■ **Data section**:
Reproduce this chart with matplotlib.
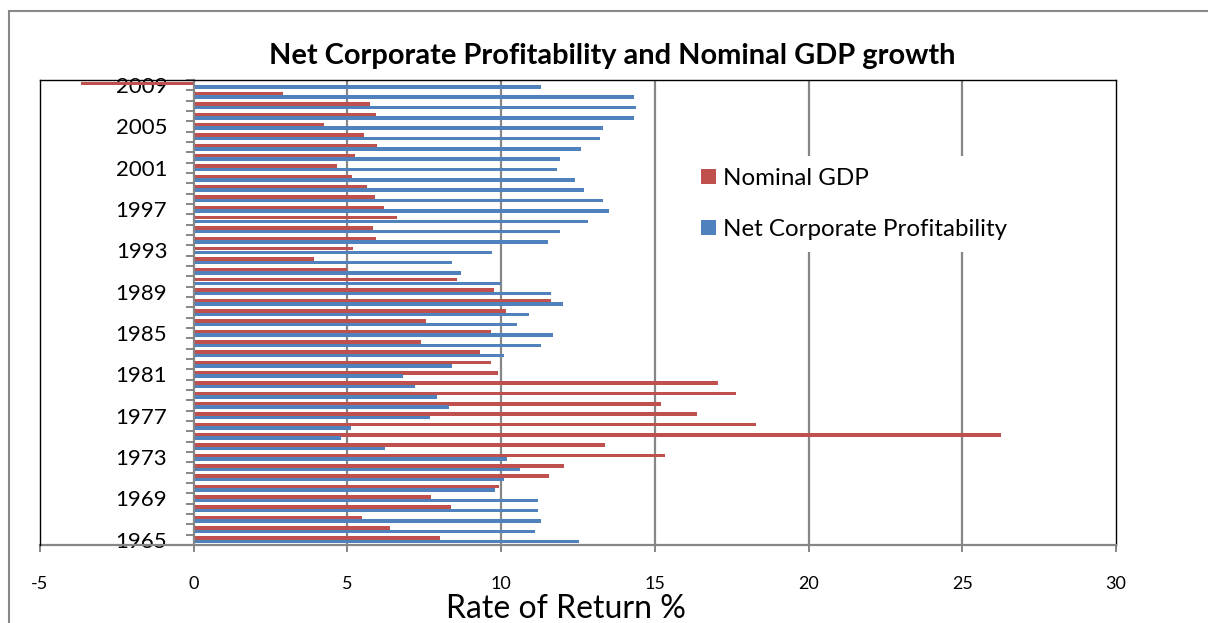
import numpy as np
import matplotlib
matplotlib.use("Agg")
import matplotlib.pyplot as plt
from matplotlib.patches import Rectangle

years = list(range(1965, 2010))

# values, 1965 -> 2009
nominal_gdp = [8.01, 6.40, 5.48, 8.38, 7.71, 9.94, 11.56, 12.05, 15.32, 13.37,
               26.27, 18.30, 16.38, 15.21, 17.64, 17.05, 9.91, 9.66, 9.31, 7.40,
               9.66, 7.57, 10.16, 11.63, 9.78, 8.57, 4.98, 3.91, 5.17, 5.93,
               5.82, 6.61, 6.20, 5.90, 5.65, 5.16, 4.65, 5.26, 5.97, 5.55,
               4.25, 5.92, 5.75, 2.90, -3.66]
net_corp_profit = [12.52, 11.11, 11.31, 11.20, 11.20, 9.81, 10.10, 10.60, 10.20, 6.21,
                   4.80, 5.10, 7.70, 8.29, 7.90, 7.21, 6.80, 8.41, 10.10, 11.31,
                   11.69, 10.51, 10.90, 12.00, 11.61, 10.00, 8.70, 8.41, 9.70, 11.51,
                   11.91, 12.81, 13.51, 13.30, 12.70, 12.40, 11.81, 11.91, 12.61, 13.20,
                   13.30, 14.31, 14.40, 14.31, 11.31]
x_ticks = [-5, 0, 5, 10, 15, 20, 25, 30]

plt.rcParams['font.family'] = ['Lato', 'DejaVu Sans']

red = '#C0504D'
blue = '#4F81BD'
grey = '#868686'

fig = plt.figure(figsize=(12.08, 6.23), dpi=100)
ax = fig.add_axes([40 / 1208, 78 / 623, 1076 / 1208, 465 / 623])

pos = np.arange(len(years))
h = 1 / 3
ax.barh(pos + h / 2, nominal_gdp, height=h, color=red, label='Nominal GDP', zorder=2)
ax.barh(pos - h / 2, net_corp_profit, height=h, color=blue,
        label='Net Corporate Profitability', zorder=2)

ax.set_xlim(-5, 30)
ax.set_ylim(-0.5, len(years) - 0.5)

# gridlines behind the bars
for x in x_ticks[2:-1]:
    ax.axvline(x, color=grey, lw=1.6, zorder=0.5)

# category axis crosses at 0
ax.spines['left'].set_position(('data', 0))
ax.spines['left'].set_color(grey)
ax.spines['left'].set_linewidth(1.6)
ax.spines['bottom'].set_color(grey)
ax.spines['bottom'].set_linewidth(1.6)
ax.spines['top'].set_color('black')
ax.spines['top'].set_linewidth(1.0)
ax.spines['right'].set_color('black')
ax.spines['right'].set_linewidth(1.0)
ax.axvline(-5, color='black', lw=1.0, clip_on=False, zorder=3)

# tick marks between categories, labels every 4 years
ax.set_yticks(np.arange(-0.5, len(years), 1.0))
ax.set_yticklabels([])
ax.tick_params(axis='y', which='major', direction='out', length=6,
               width=1.4, color=grey)
ax.set_yticks(pos[::4], [str(y) for y in years[::4]], minor=True)
ax.tick_params(axis='y', which='minor', length=0, pad=19, labelsize=16)

ax.set_xticks(x_ticks, [str(x) for x in x_ticks])
ax.tick_params(axis='x', direction='out', length=5, width=1.4, color=grey,
               pad=17, labelsize=13)

fig.text(566 / 1208, 1 - 618 / 623, 'Rate of Return %', ha='center', va='baseline',
         fontsize=23)
fig.text(612 / 1208, 1 - 56 / 623, 'Net Corporate Profitability and Nominal GDP growth',
         ha='center', va='center', fontsize=20.9, fontweight='bold')

leg = ax.legend(loc='center left', bbox_to_anchor=(689 / 1208, 1 - 204 / 623),
                bbox_transform=fig.transFigure, frameon=True, fontsize=17.4,
                handlelength=0.62, handleheight=0.62, handletextpad=0.3,
                labelspacing=1.25, borderpad=0.5, borderaxespad=0)
leg.get_frame().set_edgecolor('none')
leg.get_frame().set_facecolor('white')
leg.get_frame().set_alpha(1)

# outer chart border
fig.patches.append(Rectangle((9 / 1208, -0.1), 1.2, 0.1 + 1 - 11 / 623, fill=False,
                             edgecolor='#898989', lw=1.5, transform=fig.transFigure))

fig.savefig('out.png', dpi=100)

■ **Written task**: The data above needs to be retyped exactly, with the images left out.

■ **The solution**:
Reproduce this chart with matplotlib.
import numpy as np
import matplotlib
matplotlib.use("Agg")
import matplotlib.pyplot as plt
from matplotlib.patches import Rectangle

years = list(range(1965, 2010))

# values, 1965 -> 2009
nominal_gdp = [8.01, 6.40, 5.48, 8.38, 7.71, 9.94, 11.56, 12.05, 15.32, 13.37,
               26.27, 18.30, 16.38, 15.21, 17.64, 17.05, 9.91, 9.66, 9.31, 7.40,
               9.66, 7.57, 10.16, 11.63, 9.78, 8.57, 4.98, 3.91, 5.17, 5.93,
               5.82, 6.61, 6.20, 5.90, 5.65, 5.16, 4.65, 5.26, 5.97, 5.55,
               4.25, 5.92, 5.75, 2.90, -3.66]
net_corp_profit = [12.52, 11.11, 11.31, 11.20, 11.20, 9.81, 10.10, 10.60, 10.20, 6.21,
                   4.80, 5.10, 7.70, 8.29, 7.90, 7.21, 6.80, 8.41, 10.10, 11.31,
                   11.69, 10.51, 10.90, 12.00, 11.61, 10.00, 8.70, 8.41, 9.70, 11.51,
                   11.91, 12.81, 13.51, 13.30, 12.70, 12.40, 11.81, 11.91, 12.61, 13.20,
                   13.30, 14.31, 14.40, 14.31, 11.31]
x_ticks = [-5, 0, 5, 10, 15, 20, 25, 30]

plt.rcParams['font.family'] = ['Lato', 'DejaVu Sans']

red = '#C0504D'
blue = '#4F81BD'
grey = '#868686'

fig = plt.figure(figsize=(12.08, 6.23), dpi=100)
ax = fig.add_axes([40 / 1208, 78 / 623, 1076 / 1208, 465 / 623])

pos = np.arange(len(years))
h = 1 / 3
ax.barh(pos + h / 2, nominal_gdp, height=h, color=red, label='Nominal GDP', zorder=2)
ax.barh(pos - h / 2, net_corp_profit, height=h, color=blue,
        label='Net Corporate Profitability', zorder=2)

ax.set_xlim(-5, 30)
ax.set_ylim(-0.5, len(years) - 0.5)

# gridlines behind the bars
for x in x_ticks[2:-1]:
    ax.axvline(x, color=grey, lw=1.6, zorder=0.5)

# category axis crosses at 0
ax.spines['left'].set_position(('data', 0))
ax.spines['left'].set_color(grey)
ax.spines['left'].set_linewidth(1.6)
ax.spines['bottom'].set_color(grey)
ax.spines['bottom'].set_linewidth(1.6)
ax.spines['top'].set_color('black')
ax.spines['top'].set_linewidth(1.0)
ax.spines['right'].set_color('black')
ax.spines['right'].set_linewidth(1.0)
ax.axvline(-5, color='black', lw=1.0, clip_on=False, zorder=3)

# tick marks between categories, labels every 4 years
ax.set_yticks(np.arange(-0.5, len(years), 1.0))
ax.set_yticklabels([])
ax.tick_params(axis='y', which='major', direction='out', length=6,
               width=1.4, color=grey)
ax.set_yticks(pos[::4], [str(y) for y in years[::4]], minor=True)
ax.tick_params(axis='y', which='minor', length=0, pad=19, labelsize=16)

ax.set_xticks(x_ticks, [str(x) for x in x_ticks])
ax.tick_params(axis='x', direction='out', length=5, width=1.4, color=grey,
               pad=17, labelsize=13)

fig.text(566 / 1208, 1 - 618 / 623, 'Rate of Return %', ha='center', va='baseline',
         fontsize=23)
fig.text(612 / 1208, 1 - 56 / 623, 'Net Corporate Profitability and Nominal GDP growth',
         ha='center', va='center', fontsize=20.9, fontweight='bold')

leg = ax.legend(loc='center left', bbox_to_anchor=(689 / 1208, 1 - 204 / 623),
                bbox_transform=fig.transFigure, frameon=True, fontsize=17.4,
                handlelength=0.62, handleheight=0.62, handletextpad=0.3,
                labelspacing=1.25, borderpad=0.5, borderaxespad=0)
leg.get_frame().set_edgecolor('none')
leg.get_frame().set_facecolor('white')
leg.get_frame().set_alpha(1)

# outer chart border
fig.patches.append(Rectangle((9 / 1208, -0.1), 1.2, 0.1 + 1 - 11 / 623, fill=False,
                             edgecolor='#898989', lw=1.5, transform=fig.transFigure))

fig.savefig('out.png', dpi=100)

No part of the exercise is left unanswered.